One purpose of that national strategy is to iron out the differences in how people understand suicide and how they respond to it, Obed said.
“The idea of suicide and the idea of suicide prevention in the Inuit context is one that hasn’t really been defined in a way that all Inuit can agree upon and be comfortable with.
“And so one of the challenges I’m going to have between now and the release of that strategy is to come up with that definition and that narrative: this is what suicide is, this is how suicide prevention works, this is how we can get from where we are today to where we all want to be,” Obed said.
And “where we all want to be” means suicide rates within Inuit Nunangat that are at or below the Canadian average.
Some specific actions likely to be recommended in that national suicide prevention strategy include:
• more funding to help each Inuit region do suicide prevention;
• funding to create more mental health services;
• proposals for curriculum development for intervention programs;
• more money for early childhood development.
“But I think one of the biggest things we need in this strategy is a common way to look at the issue instead of pulling in different directions,” Obed said.

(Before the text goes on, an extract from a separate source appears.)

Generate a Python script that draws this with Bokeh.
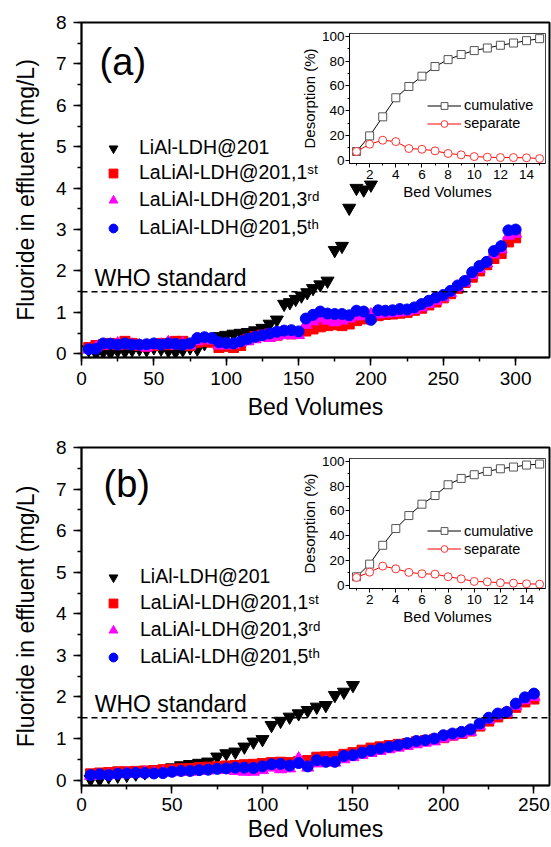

The second priority focuses on a social problem that has plagued the Arctic for decades: housing.
“We think it is necessary that the key Inuit leaders in relation to housing get together and discuss what needs to move forward,” Obed.
He said he recognizes that funding is an important part of responding to the perpetual housing crisis, especially in Nunavik, where Makivik Corp. has for years demanded a federally funded catch-up social housing program.
But he said the issue requires more than just money — it also requires new ideas, especially on homeownership and the creation of housing markets within Inuit Nunangat.
“I think there are other components of the housing spectrum that we need to address for us to get to a place where there are housing markets, and not just subsidies for social housing, with reasonable paths to homeownership,” Obed said.
Another important issue is looking at more efficient and more affordable options for building designs, to help reduce the cost of homeownership.
To look at all that, ITK will organize a national Inuit forum on housing this spring — and will likely announce details soon.
That forum will include a discussion on barriers to private home ownership in the Inuit region and the creation of possible solutions.
“It isn’t just getting the social housing backlog fixed. That’s a massive commitment and a massive process… But we need to figure out what a sustainable future looks like,” Obed said.
At the same time, any proposed solutions have to be realistic, given the low median incomes and the high cost of building and maintaining homes in many Inuit communities.
“But I don’t think it’s impossible. I think we can get there,” Obed said.
Jumping to priority number 6, research, Obed said ITK wants to continue pushing for more Inuit self-determination.
“In research — we still don’t have control, in many ways, of research funds and how research projects are conceptualized and our knowledge itself is sometimes not respected or incorporated into research findings,” he said.
That includes a possible national Inuit health survey, similar to the Qanuippitali Inuit Health Survey of 2007-2008, in which teams based aboard the research icebreaker Amundsen covered Nunatsiavut, Nunavut and the Inuvialuit region of the Northwest Territories.
And in 2004, Nunavik was covered by a similar survey, also based aboard the Amundsen, called Qanuippitaa.
Quebec plans a second version of that survey, which they hope to start this year.
And for the other three regions, ITK is participating in a national working group on a second health survey for Nunatsiavut, Nunavut and the Inuvialuit region.
“I think it is imperative to have a sustainable Inuit health survey. The statistics that we have from the first version of the Inuit health survey are unlike anything else that we have, because the sample size is such that it allows us to be definitive,” Obed said.
Other highlights of the ITK strategy include:
• actions on implementing the recommendations of the Truth and Reconciliation Commission;
• advocate on behalf of Nunatsiavut Inuit residential school survivors who were excluded from the residential school settlement process;
• ensure Inuit are meaningfully engaged in the upcoming inquiry into missing and murdered Indigenous women;
• work on unifying the Inuktut writing system and continued implementation of the National Strategy on Inuit Education;
• support for climate change adaptation and mitigation measures in Inuit communities and regions;
• develop a national approach on certifying, branding, and marketing sustainable Inuit wildlife products;
• collecting, verifying and disseminating Inuit-specific health data;
• advocate for programs and services that meet the needs of Inuit children and families;
• ensure Inuit involvement in the design of public health policies; and,
• work with government to find solutions to the high cost of living in Inuit Nunangat.